President Chen Shui-bian (陳水扁) yesterday said that advice and criticism have been the driving force enabling Taiwan's democratization and reforms to continue during the period of democratic transition.
Chen said that over the past six years, he has pushed for an open, fair, free and neutral media environment in Taiwan, while building an impartial supervisory mechanism to govern it.
Chen made the remarks at a ceremony held by the Taiwan Foundation for Democracy (台灣民主基金會), at which Reporters sans Frontieres (Reporters without Borders) Secretary Robert Menard accepted the 2006 Asia Democracy and Human Rights Award on behalf of RSF. Menard, who arrived in Taipei Friday to receive the award in person, received the first such award on behalf of RSF.
Speaking at the ceremony, Chen said that In 2006, Taiwan advanced to a world ranking of 43rd in the global freedom of the press index, up eight notches from the 51st position in 2005 and leading Japan's 51st place and the United States' 53rd place.
As one of the true democracies in Asia, Taiwan should treasure its hard-earned fruits of democracy and its freedom of the press, he said.
He noted that presently about one-third of the world's population live in countries or areas where there is no press freedom. In Asia in particular, there are still some countries where the media is suppressed and news reporting censored, he said.
Today, he said, there are still many people in China sentenced to death on charges of leaking national intelligence simply because they have defended the truth of the news.
Imprisoning or killing a journalist is like eliminating a key witness and threatens everyone's right to be informed, Chen said.
He said the establishment of the Asia Democracy and Human Rights Award in 2006 represents Taiwan's commitment and responsibility to pushing for democratization in the international community.
"I believe that Taiwan's insistence on the values of democracy and freedom and their implementation has had positive clout in the international community," he noted.
Chen said the Taiwan Foundation for Democracy conferred the 2006 Asia Democracy and Human Rights Award on the France-based RSF after many world renowned human rights specialists, including Nobel laureate Shirin Ebadi, made recommendations and after fair, independent screening by a panel of judges.
Upon receiving the honor, Menard said that Taiwan journalists and camera crews "have the right to cover news at any international organization" and it is unacceptable that they have been barred from the United Nations and related groups.
Menard also called on the international community to take advantage of the 2008 Olympic Games to push for greater press freedom in China.
He said the Chinese authorities had turned down appeals for release of some 80 journalists and Internet users there.
He said Beijing started to make some gestures on the sensitive issue when the group made an official visit to the mainland last week.
"For the first time, we were able to raise the issue of imprisoned journalists and Internet users in face-to-face talks with government and Communist Party officials. Promises were made to us," Menard said in his speech translated into English.

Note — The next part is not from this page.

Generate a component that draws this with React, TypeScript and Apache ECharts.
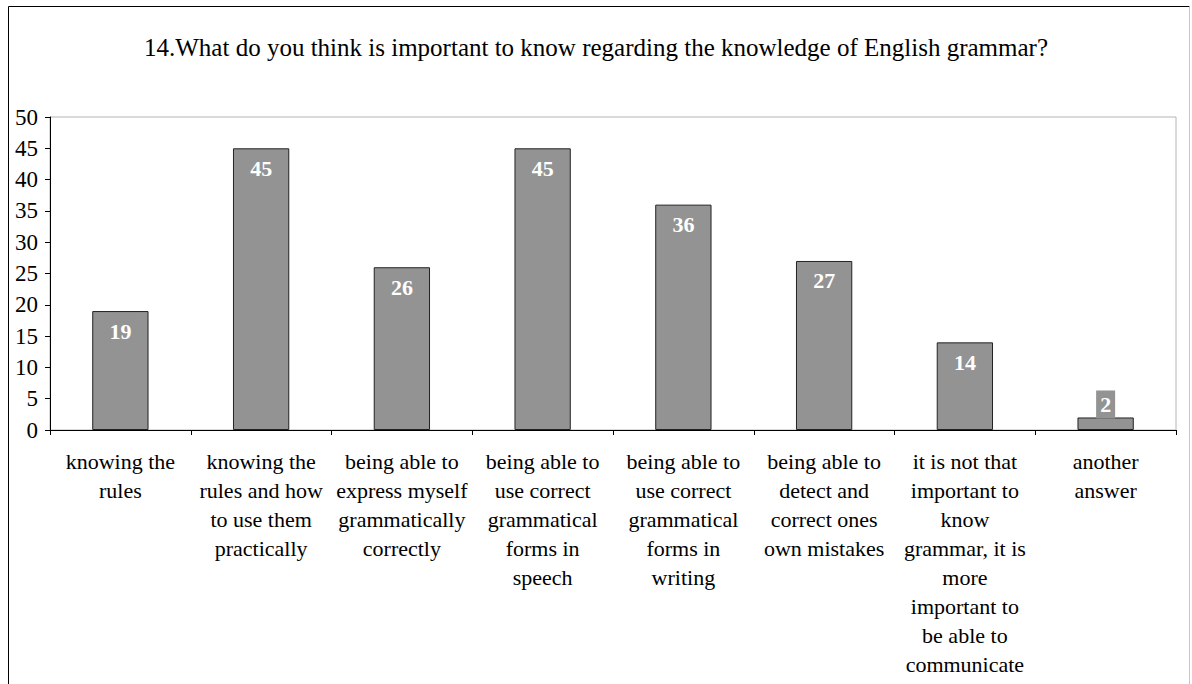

While saying the RSF would watch to see if Beijing would honor its promise, Menard said, "We must all seize the opportunity offered by the holding of the Olympic Games in Beijing and the World Expo in Shanghai to get people released and to obtain more freedom of expression."
Menard dismissed Beijing's argument that freedom does not fit with Chinese society.
"We hear people, politicians and self-styled specialists explain that freedom is not compatible with Chinese culture, traditions and history, but Taiwan is the proof that all this is false," he said.
Menard also blamed the international community for turning a blind eye to the imprisonment of those people in China due to economic considerations.
"Those who are blinded by the Chinese market, the euros and dollars that it can yield, should be reminded that more than 80 journalists and Internet users are currently being held by the Chinese authorities," Menard said.
And that, although the market has opened up in recent years, the press and the Internet are still kept under surveillance and are still controlled, he said.
The Chinese foreign ministry announced in November that China would allow foreign journalists greater freedom to report across the country ahead of the Beijing Olympic Games, but only until October 2008.
Menard, who established RSF in France in 1985 aimed at fighting for freedom of the press and freedom of expression and ensuring the protection of journalists by denouncing human rights breaches, said the US$100,000 prize money that comes with the award will be used to finance the establishment of a new RSF Web site in Chinese aimed at allowing more Chinese-speaking people to be better informed and helping those journalists who have been persecuted.